Découvert au milieu du brouhaha de Tiktok, l’artiste Américano-libérien Mon RovÎa impose sa dose de douceur en plein chaos. Nous l’avons rencontré avant la sortie de son dernier EP, à découvrir en profitant des derniers rayons de soleil de l’été indien.

Mon RovÎa interview
“Je ressentais une sortie de culpabilité. Comme si je n’avais pas fait honneur au temps qui m’a été donné“, confie l’artiste Mon Rovia. Crédit photo : Caity Krone

Depuis 2018, le musicien Mon RovÎa cherche sa patte. Fan de Bon Iver, celui qui est né au Liberia s’est trouvé dans une folk caressée sur un ukulele, qui lui permet de développer des réflexions intimes. Celui qui se dit introverti, timide, s’est aussi construit une solide communauté, depuis le Tenesse où il a prit racine, de 288 000 followers sur Tiktok, qui fait désormais partie de sa pratique artistique. À l’occasion de la sortie de son dernier EP “Act2: Trials”, l’artiste nous a offert un aperçu de son univers marqué par la résilience.

Quelle a été l’impulsion de ton projet porté par “Mon RovÎa” en 2018

Je travaillais déjà dans la musique, j’ai exploré plusieurs genres, mais mon cœur était toujours du côté de l’écriture et de l’interprétation. J’aimais me concentrer plus sur les paroles, pour mieux transporter le public. 

Et j’ai eu l’impression d’avoir beaucoup perdu de temps, ici aux Etats-Unis, en tant qu’immigrant africain. Je ressentais une sortie de culpabilité. Comme si je n’avais pas fait honneur au temps qui m’a été donné, au cadeau qu’est la vie qui m’a été offerte, en échappant à la guerre civile, entre autres.

Je me suis dit : “Je veux dédier tout ce que je fais avec ce cadeau à mon peuple, à ma terre, au pays dont je viens. Rien de tout ça n’est centré sur moi.” Pour moi, le sens de Mon RovÎa, provient de ce besoin de rendre, de partager, tout ce que je suis à mon continent, et au Liberia, qui a inspiré mon nom de scène (Monrovia est la capitale du Liberia, Ndlr).

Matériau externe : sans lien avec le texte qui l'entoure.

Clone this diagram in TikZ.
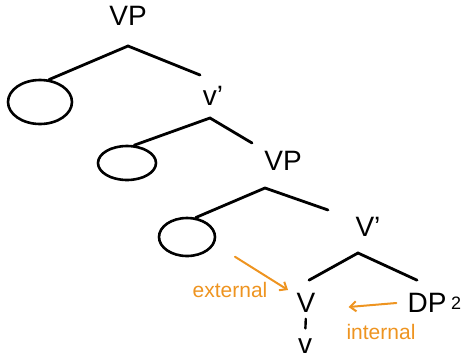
\documentclass[tikz,border=0pt]{standalone}
\usepackage{fontspec}
\setmainfont{Liberation Sans}
\usetikzlibrary{shapes.geometric, arrows.meta, positioning, calc}
\definecolor{notecolor}{HTML}{EE9420}

\begin{document}
\begin{tikzpicture}[x=1pt, y=-1pt,
    cat/.style={
        font=\fontsize{28}{30}\selectfont,
        inner sep=1pt
    },
    blob/.style={
        draw,
        ellipse,
        line width=2.6pt,
        inner sep=0pt
    },
    branch/.style={
        line width=2.8pt,
        line cap=round
    },
    note/.style={
        font=\fontsize{21}{24}\selectfont,
        color=notecolor
    },
    pointer/.style={
        -{Straight Barb[length=6pt, width=10pt]},
        line width=2pt,
        line cap=round,
        color=notecolor
    }
]
\useasboundingbox (0,0) rectangle (468,360);

% Top VP
\node[cat] (vp1) at (128,16) {VP};
\coordinate (ap1) at (128,46);
\coordinate (r1) at (200,75);
\node[blob, minimum width=64pt, minimum height=44pt] (c1) at (40,102) {};
\draw[branch] (c1.68) -- (ap1) -- (r1);

% v'
\node[cat] (vbar) at (213,96) {v'};
\coordinate (ap2) at (210,118);
\coordinate (r2) at (252,143);
\node[blob, minimum width=58pt, minimum height=34pt] (c2) at (127,163) {};
\draw[branch] (c2.68) -- (ap2) -- (r2);

% Lower VP
\node[cat] (vp2) at (283,161) {VP};
\coordinate (ap3) at (265,188);
\coordinate (r3) at (328,210);
\node[blob, minimum width=56pt, minimum height=38pt] (c3) at (187,237) {};
\draw[branch] (c3.66) -- (ap3) -- (r3);

% V'
\node[cat] (vbar2) at (368,227) {V'};
\coordinate (ap4) at (358,253);
\node[cat] (vhead) at (306,303) {V};
\node[cat] (dp) at (427,303) {DP};
\node[font=\fontsize{18}{20}\selectfont, anchor=west] (sub) at (dp.east) {\raisebox{-8pt}{2}};
\draw[branch] ($(vhead.north)+(3,-12)$) -- (ap4) -- ($(dp.north)+(-10,-12)$);

% little v
\node[cat] (vlow) at (305,346) {v};
\draw[line width=2.4pt, line cap=round, shorten <=5pt, shorten >=9pt] (vhead.south) -- (vlow.north);

% Notes
\node[note] (ext) at (230,290) {external};
\coordinate (extend) at (288,290);
\draw[pointer] ($(ext.north)+(5,-22)$) -- (extend);
\node[note] (int) at (381,332) {internal};
\draw[pointer] ($(dp.west)+(-10,0)$) -- ($(vhead.east)+(32,4)$);

\end{tikzpicture}
\end{document}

Tu dis que tes paroles ne sont pas centrées sur toi, pourtant tu te montres très vulnérable dans tes textes, comment fais-tu le lien entre les deux ?

Mes chansons sont très personnelles. Je suis quelqu’un de très discret en dehors de la musique. Pour moi, la musique est comme un journal. Il m’est souvent arrivé de vouloir m’enfuir, peut-être fuir cet appel de l’univers. Je l’ai fui très longtemps parce que je n’aime pas du tout être dans la lumière ou être vu.


C’est ça que je veux dire quand je dis que ce n’est pas un projet centré autour de moi. Disons que j’avais le choix de fuir, mais j’ai décidé que si je me lançais, je le ferais en étant honnête avec les autres. Je me sentais souvent très seul. Et je pense que c’est important de réaliser qu’on n’est jamais vraiment seul, que beaucoup de gens ressentent la même chose, qui ont vécu des choses plus dures, qui ont besoin de se dire : “Oh, si quelqu’un a survécu à ça, alors je peux survivre à ce qui m’arrive.” J’ai envie de partager ma musique et ses résultats.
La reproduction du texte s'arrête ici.